Dr Nikhil Mahatma, GP Partner at Kingsway Surgery in Leicester, said: ‘The additional funding has allowed us to provide more pharmacists provision. Pharmacists support the prescribing team, treat and advise on managing minor ailments and carry out our asthma and heart failure reviews. This has freed up GP appointments to provide continuity of care for our patients with more complex conditions.’
Dr Shepherd is working with Frimley ICB, which has the ACG system that is required to run this new GP funding model.
‘They’ve tweaked our model a little bit in the way they’ve calculated it to suit their own kind of practices. And they’ve taken the work we’ve done and assessed it against their own practices,’ said Dr Shepherd.
‘They sent me their data anonymously; I did the calculations to tell them which practices were over and underfunded. And they agreed that the findings did make sense for their area. And this was done blind, I didn’t know who the practices were,’ he said.
‘It was reassuring to them that this model does actually give us the information they want and they are in the process of implementing it,’ he added.
The ACG system is software from Johns Hopkins University, Baltimore, United States. It has evolved as a case-mix system, which addresses the issue of measuring health needs in a population.
‘If you take a typical GP practice and list all the illnesses that each individual patient has, every patient has a different list of illnesses, which combine in different ways and different severities to impact upon the health system. It’s unbelievably complex; there’s almost an infinite number of ways in which different people’s illnesses can combine to impact the health system,’ Dr Shepherd explained.
‘The ACG system was an attempt to try and make sense of all this and capture the full range and different combinations of illnesses into a way of breaking the population down into a fixed number of groups that roughly correspond to a similar impact on the health system.’
Each month, anonymised diagnostic data is extracted from the 1.2 million patients in LLR, processed by Midlands and Lancashire CSU, along with secondary care data, and then fed into the ACG system, which categorises each patient into one of 93 cells, each with a different level of need in the population.
‘Based on the cell a patient is in, we work out how many appointments that patient needs each year in primary care. Then, because we know how many patients are in each cell, we can work out how many appointments at practice should offer overall. And that’s our basic currency of need – how many appointments is a practice likely to need to offer given the severity of the illness in this population.

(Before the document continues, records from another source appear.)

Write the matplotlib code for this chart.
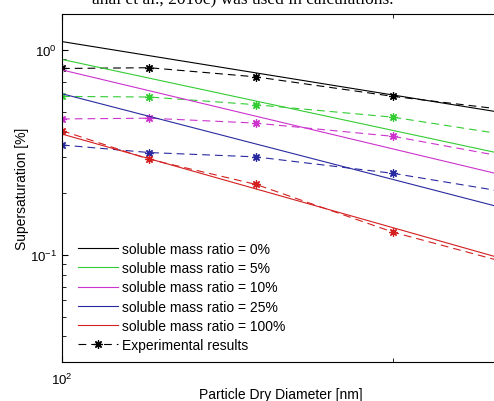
import numpy as np
import matplotlib
matplotlib.use('Agg')
import matplotlib.pyplot as plt
from matplotlib.lines import Line2D
from matplotlib.ticker import NullFormatter, LogLocator, FixedLocator

plt.rcParams['font.family'] = ['Liberation Sans', 'DejaVu Sans']
plt.rcParams['mathtext.default'] = 'regular'
plt.rcParams['xtick.direction'] = 'in'
plt.rcParams['ytick.direction'] = 'in'

# --- data ---
# model curves (straight on log-log axes): value at 100 nm and 250 nm
model_d = [100, 250]
model_labels = ['soluble mass ratio = 0%', 'soluble mass ratio = 5%',
                'soluble mass ratio = 10%', 'soluble mass ratio = 25%',
                'soluble mass ratio = 100%']
model_0 = [1.10, 0.497]
model_5 = [0.90, 0.313]
model_10 = [0.80, 0.247]
model_25 = [0.612, 0.171]
model_100 = [0.389, 0.0966]

# experimental points
exp_d = [100, 120, 150, 200, 250]
exp_0 = [0.813, 0.82, 0.74, 0.594, 0.515]
exp_5 = [0.594, 0.59, 0.541, 0.47, 0.39]
exp_10 = [0.461, 0.465, 0.44, 0.379, 0.304]
exp_25 = [0.344, 0.316, 0.301, 0.25, 0.205]
exp_100 = [0.404, 0.293, 0.221, 0.129, 0.0935]

colors = ['black', '#33cc33', '#cc33cc', '#2a2aa0', '#d42020']
models = [model_0, model_5, model_10, model_25, model_100]
exps = [exp_0, exp_5, exp_10, exp_25, exp_100]

fig = plt.figure(figsize=(4.94, 4.02), dpi=100)
ax = fig.add_axes([62 / 494, 39 / 402, 438 / 494, 348 / 402])

star = (8, 2, 0)
handles = []
for m, e, c, lab in zip(models, exps, colors, model_labels):
    h, = ax.plot(model_d, m, color=c, lw=0.8, label=lab)
    handles.append(h)
    ax.plot(exp_d, e, color=c, lw=0.8, dashes=(7, 4.5),
            marker=star, ms=6, mew=0.9)

handles.append(Line2D([], [], color='black', lw=0.8, dashes=(7, 4.5),
                      marker=star, ms=6, mew=0.9, label='Experimental results'))

ax.set_xscale('log')
ax.set_yscale('log')
ax.set_xlim(100, 250)
ax.set_ylim(0.03, 1.5)
ax.xaxis.set_minor_locator(FixedLocator([200]))
ax.xaxis.set_minor_formatter(NullFormatter())
ax.yaxis.set_minor_locator(LogLocator(base=10, subs=np.arange(2, 10)))
ax.yaxis.set_minor_formatter(NullFormatter())
ax.tick_params(which='both', top=True, right=False, labelsize=9.5)
ax.tick_params(which='major', length=4)
ax.tick_params(which='minor', length=3)
ax.tick_params(axis='x', pad=7)
ax.spines['right'].set_visible(False)
for s in ax.spines.values():
    s.set_linewidth(0.8)

ax.set_xlabel('Particle Dry Diameter [nm]', fontsize=10, labelpad=0)
ax.set_ylabel('Supersaturation [%]', fontsize=10, labelpad=1)

ax.legend(handles=handles, loc='lower left', bbox_to_anchor=(6 / 438, 0),
          frameon=False, fontsize=10, handlelength=2.9, handletextpad=0.3,
          labelspacing=0.38, borderaxespad=0.3, numpoints=1)

fig.text(393 / 494, 1.002, 'anal et al., 2010c) was used in calculations.',
         fontsize=12.5, family=['Liberation Serif', 'DejaVu Serif'],
         ha='right', va='center')

fig.savefig('out.png', dpi=100)
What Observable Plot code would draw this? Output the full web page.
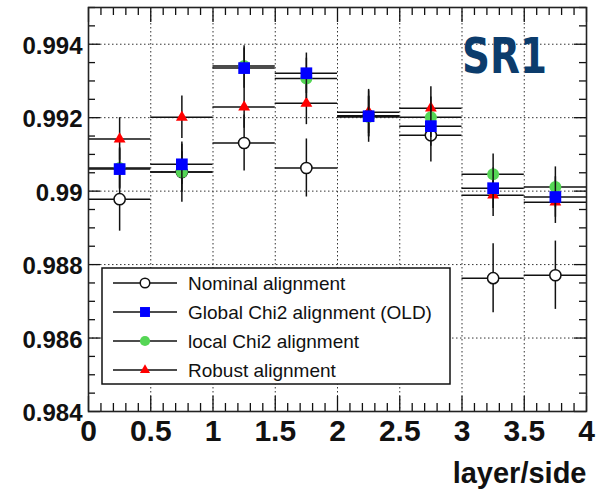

‘This is based upon individual patient-level data by actual diagnoses that doctors, nurses and other health staff entered into the patient’s records. It’s the best picture we can put together of the health of the population in real-time,’ said Dr Shepherd, who is presenting the model at the Health and Care Analytics Conference in July.
Earlier this week the RCGP and NHS Confederation called on the Government to ‘radically’ reform GP funding in England, highlighting that the current Carr-Hill formula disadvantages patients in poorer areas.
In an open letter to the primary care minister, also co-signed by the Health Foundation, and patient charity National Voices, the college argued that GP practices in areas of ‘greatest deprivation’ do not receive ‘proportional funding’ to address more ‘complex needs’.